By disrupting neoliberal approaches to leadership, we consider several questions:

1.  How does a hyper-focus on management, accounting, and reporting, obscure liberatory possibilities for leadership?

2.  How do top-down, hierarchical models of leadership engender leader–follower relationships that normalize competition, compliance, performativity, docility and subserviency?

3.  What does a narrow focus on standardized test scores and narrow pedagogical approaches negate in schooling and leadership?

4.  How might a focus on critical democracy encourage students, educators, and families to see the ways in which they are politicized, raced, gendered, historicized, and socialized?

5.  What might it look like if leaders engaged with notions of difference, recognition, rights, advocacy, solidarity, community, collectivism, and care?


References

Barnoff, L., Moffatt, K., Todd, S. & Panitch, M. (2017). Academic leadership in the context of neoliberalism: The practice of social work directors. Canadian Social Work Review, 34(1), 5–21.

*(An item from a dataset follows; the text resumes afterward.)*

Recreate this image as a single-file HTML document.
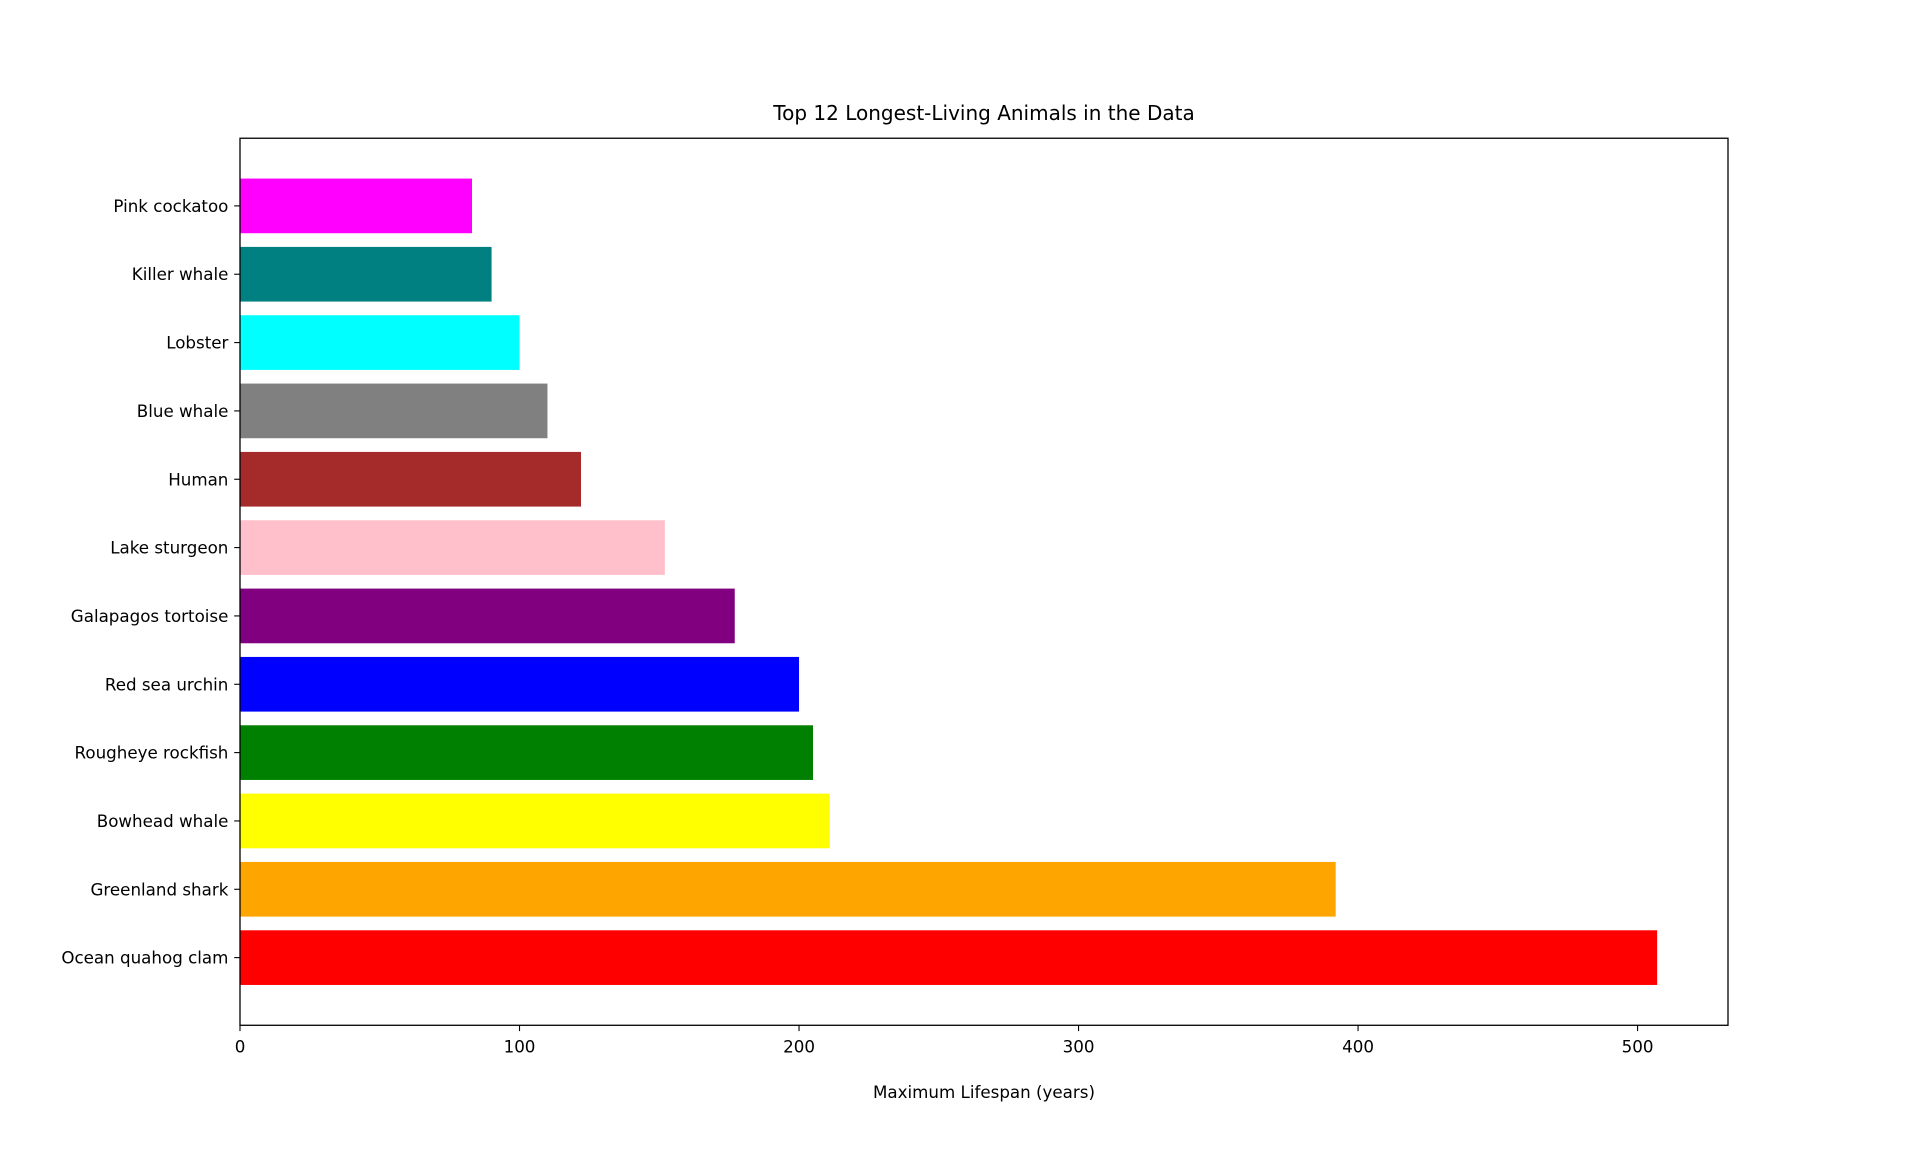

Busher, H., & Fox, A. (2020). The amoral academy? A critical discussion of research ethics in the neo-liberal university. Educational Philosophy and Theory, 1-10. https://doi.org/10.1080/00131857.2019.1707656

Harvey, David (2005). A brief history of neoliberalism. Oxford University Press.

James, H. (2020). Neoliberalism and its interlocutors. Capitalism: A Journal of History and Economics, 1(2), 484-518.

Klees, S.J. (2020). Beyond neoliberalism: Reflections on capitalism and education. Policy Futures in Education, 18(1), 9–29.

Kliewer, B. W. (2019). Disentangling neoliberalism from leadership education: Critical approaches to leadership learning and development in higher education. New Political Science, 41(4), 574–587.